On‑Device AI Gains Speed, Privacy and Cost Advantages
Key Points
- On‑device AI provides faster responses for real‑time tasks.
- Local processing keeps personal data more private.
- Specialized hardware and compact models reduce reliance on cloud servers.
- Developers avoid ongoing cloud costs, lowering financial risk.
- Current models handle tasks like facial recognition and quick image classification.
- Complex tasks still require cloud offloading, but advances are narrowing the gap.
- Privacy safeguards include user permission and minimal data transfer.

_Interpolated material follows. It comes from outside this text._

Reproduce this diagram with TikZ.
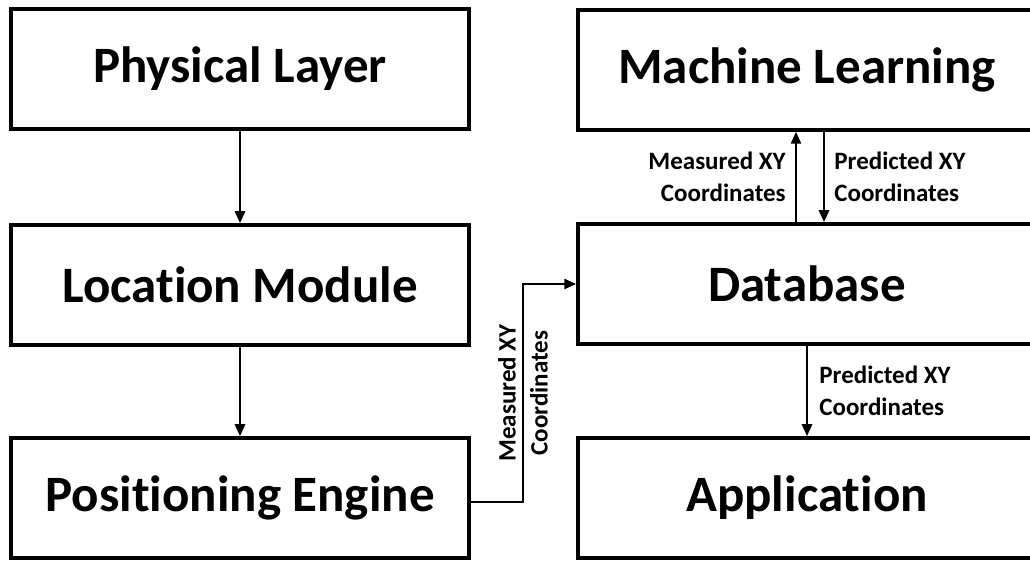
\documentclass[tikz,border=0pt]{standalone}
\usepackage{fontspec}
\setmainfont{Carlito}[Ligatures=NoCommon]
\usetikzlibrary{arrows.meta}

\begin{document}
\begin{tikzpicture}[x=1pt,y=1pt]
	\tikzstyle{Layer}=[draw,line width=3.5pt,minimum width=458pt,minimum height=120pt,inner sep=0pt,font=\fontsize{51}{60}\selectfont\bfseries]
	\tikzstyle{Flow}=[line width=2.7pt,-{Triangle[length=12pt,width=10pt]}]
	\tikzstyle{Tag}=[inner sep=0pt,font=\fontsize{25}{32}\selectfont\bfseries]
	\clip (0,0) rectangle (1030,561);
	\node[Layer] (phys) at (240,492) {Physical Layer};
	\node[Layer] (loc) at (240,276) {Location Module};
	\node[Layer] (pos) at (240,63) {Positioning Engine};
	\node[Layer] (ml) at (807,491) {Machine Learning};
	\node[Layer] (db) at (807,277) {Database};
	\node[Layer] (app) at (807,63) {Application};
	\coordinate (bend) at (523,0);
	\draw[Flow] (phys) -- (loc);
	\draw[Flow] (loc) -- (pos);
	\draw[Flow] ([yshift=-4pt]pos.east) -- ([yshift=-4pt]pos.east -| bend) |- node[Tag,pos=0.25,rotate=90,align=center]{Measured XY\\Coordinates} (db.west);
	\draw[Flow] ([xshift=-11pt]db.north) -- node[Tag,left=9pt,align=right]{Measured XY\\Coordinates} ([xshift=-11pt]ml.south);
	\draw[Flow] ([xshift=17pt]ml.south) -- node[Tag,right=9pt,align=left]{Predicted XY\\Coordinates} ([xshift=17pt]db.north);
	\draw[Flow] (db) -- node[Tag,right=11pt,align=left]{Predicted XY\\Coordinates} (app);
\end{tikzpicture}
\end{document}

Developers and users are shifting artificial intelligence processing from large data centers to phones, laptops and wearables. On‑device models deliver faster responses for tasks that need immediate results, keep personal data on the device for better privacy, and eliminate ongoing cloud‑service fees. Advances in specialized hardware and more efficient models are making this transition possible, though some complex tasks still require cloud offloading.
Why On‑Device AI Is Growing
Tech creators are moving AI workloads from remote servers to the devices people carry every day—smartphones, tablets, smartwatches and even glasses. The main drivers are speed, privacy and cost. Real‑time functions such as object detection, navigation or instant translation can’t wait for a round‑trip to a cloud server, and users prefer sensitive information—health or financial data—to stay on their own encrypted devices.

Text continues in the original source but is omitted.